Procurando “fanáticos”,
Brilhante Dias bem podia olhar à sua bancada ou outras da esquerda que promovem
esta legislação. No dia da aprovação do texto final, em plenário, a deputada Isabel Moreira, carregou no dramático: “não
mais um grupo muito pequeno [de
crianças e jovens]
que precisa da nossa protecção colectiva para existir, para não
morrer, mas jovens e crianças que, imagine-se, querem entrar pelas casas de
banho adentro para violarem mulheres.” E disparou ainda: “cá está a
extrema-direita pronta para fazer crer à comunidade que os grandes problemas
nacionais, dramas colectivos como a crise da banca de
2008 tiveram como culpados imigrantes, negros,
gays, lésbicas, ou um jovem trans. Toda a gente sabe.”
Não ouvi a ninguém,
a não ser à deputada que assim falou, acusar que, por esta lei, se iria violar
mulheres nas escolas. Nem ouvi quem quer que fosse, a não ser também à senhora
deputada, culpar “imigrantes, negros, gays, lésbicas, ou um jovem trans”
de serem culpados da “crise da banca de 2008”. É o modo estafado da
ironia negra, para esconder falta de argumentos sérios e atrair o odioso sobre as
opiniões contrárias. Tudo rematado pela habitual “fobização” da conversa, o tique
autoritário para trancar o debate: “Em que trevas anda tanta transfobia?”
Para os fanáticos da lei, os outros não têm opiniões, mas “fobias”. Se isto não
é extremismo…
A |
sociedade civil tem-se agitado, inquieta, até
porque há partidos políticos que têm obrigação de ser mais vigorosos, firmes e
claros nesta matéria da ideologia de género, mas têm ficado muito aquém das
suas obrigações, possibilidades e responsabilidades. Boa parte da sociedade e
da cidadania tem-se sentido abandonada. Por isso, têm circulado várias petições
que exprimem directamente o desagrado e a rejeição. Uma delas, que também
assinei, “Não queremos que as crianças e jovens sejam obrigados a partilhar os
WCs e balneários com pessoas fisicamente do sexo oposto”, foi assinada por 54.062
cidadãos (actualize,
aqui, o respectivo número).
Por que não
os escutou, nem escuta a Assembleia da República?
O coro de
críticas suscitado por esta lei não surpreende. O que é surpreendente é que
ainda não tenha subido mais de tom e de vigor, face à surdez e ao facciosismo
em que se entrincheiram os seus promotores, recorrendo frequentemente à
negação. A negação surte ainda algum efeito, por uma razão simples: são tão
excessivas e extremistas as medidas da lei, que custa até acreditar que seja
verdade. Os autores não hesitam em faltar sistematicamente à verdade. De novo
na questão das “casas de banho e balneários”, a deputada Isabel Moreira afirmou,
no plenário: “nada na lei diz que cada criança e jovem entra onde quer.”

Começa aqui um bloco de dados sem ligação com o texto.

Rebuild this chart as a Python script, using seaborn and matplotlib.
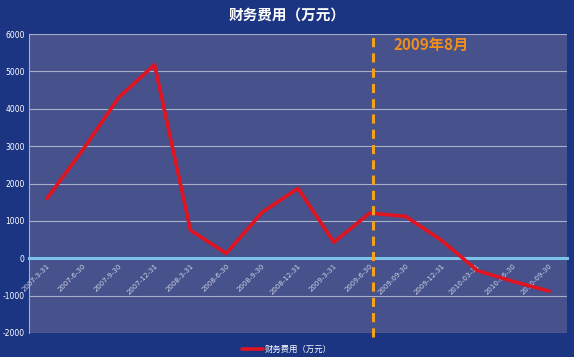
import matplotlib
matplotlib.use("Agg")
import matplotlib.pyplot as plt
import seaborn as sns
import pandas as pd

dates = ["2007-3-31", "2007-6-30", "2007-9-30", "2007-12-31", "2008-3-31",
         "2008-6-30", "2008-9-30", "2008-12-31", "2009-3-31", "2009-6-30",
         "2009-09-30", "2009-12-31", "2010-03-31", "2010-06-30", "2010-09-30"]
values = [1600, 2900, 4300, 5180, 750, 130, 1230, 1870, 430, 1210,
          1120, 480, -330, -620, -880]
series_name = "财务费用（万元）"
marker_label = "2009年8月"
marker_pos = 9.1
yticks = [-2000, -1000, 0, 1000, 2000, 3000, 4000, 5000, 6000]

sns.set_theme(style="white")
plt.rcParams['font.family'] = ['Noto Sans CJK SC', 'DejaVu Sans']
plt.rcParams['axes.unicode_minus'] = False

fig_bg = "#1c3582"
ax_bg = "#47518b"

fig = plt.figure(figsize=(5.74, 3.57), dpi=100, facecolor=fig_bg)
ax = fig.add_axes([29/574, 1-333/357, (567-29)/574, (333-34)/357])
ax.set_facecolor(ax_bg)

df = pd.DataFrame({"x": range(len(dates)), "value": values})
sns.lineplot(data=df, x="x", y="value", ax=ax, color="#e01420", linewidth=2.6,
             label=series_name, legend=False, zorder=4)

ax.set_xlim(-0.5, len(dates) - 0.5)
ax.set_ylim(-2000, 6000)
ax.set_yticks(yticks)
ax.set_yticklabels([str(v) for v in yticks], color="white", fontsize=5.5,
                   family=['DejaVu Sans'])
ax.yaxis.grid(True, color="#a9aecb", linewidth=0.8)
ax.set_axisbelow(True)
ax.tick_params(axis='y', length=0, pad=3)

ax.spines['bottom'].set_position(('data', 0))
ax.spines['bottom'].set_color("#7cc3ea")
ax.spines['bottom'].set_linewidth(2.2)
ax.spines['bottom'].set_zorder(3)
for s in ['top', 'right']:
    ax.spines[s].set_visible(False)
ax.spines['left'].set_color("#a9aecb")
ax.spines['left'].set_linewidth(0.8)

ax.set_xticks(range(len(dates)))
ax.set_xticklabels(dates, rotation=45, ha='right', rotation_mode='anchor',
                   color="#cfd3e6", fontsize=5, family=['DejaVu Sans'])
ax.tick_params(axis='x', length=0, pad=3)
ax.set_xlabel("")
ax.set_ylabel("")

ax.axvline(marker_pos, ymin=-0.012, ymax=1.0, color="#f4a21c", linestyle=(0, (3, 2)),
           linewidth=2.2, clip_on=False, zorder=5)
ax.text(marker_pos + 0.55, 5700, marker_label, color="#f08e1c", fontsize=11,
        fontweight='bold', va='center', ha='left')

fig.text(0.5, 1 - 15/357, "财务费用（万元）", color="white", fontsize=10.5,
         fontweight='bold', ha='center', va='center')

handles, labels = ax.get_legend_handles_labels()
leg = fig.legend(handles, labels, loc='center', bbox_to_anchor=(0.5, 1-349/357),
                 frameon=False, fontsize=6, handlelength=2.5, handletextpad=0.3)
for t in leg.get_texts():
    t.set_color("white")

fig.savefig("out.png", dpi=100, facecolor=fig_bg)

Não é verdade. É uma falsidade, como já citei acima. A lei, na onda febril
do empoderamento, constitui em cada criança ou jovem esse direito subjectivo,
prevalecendo “a sua vontade expressa”. Clarinho, clarinho. Se a
Assembleia não o queria, não o teria escrito. Se o escreveu é porque o quer. A
lei não se importa com perturbar a paz escolar. A lei, na verdade, não presta.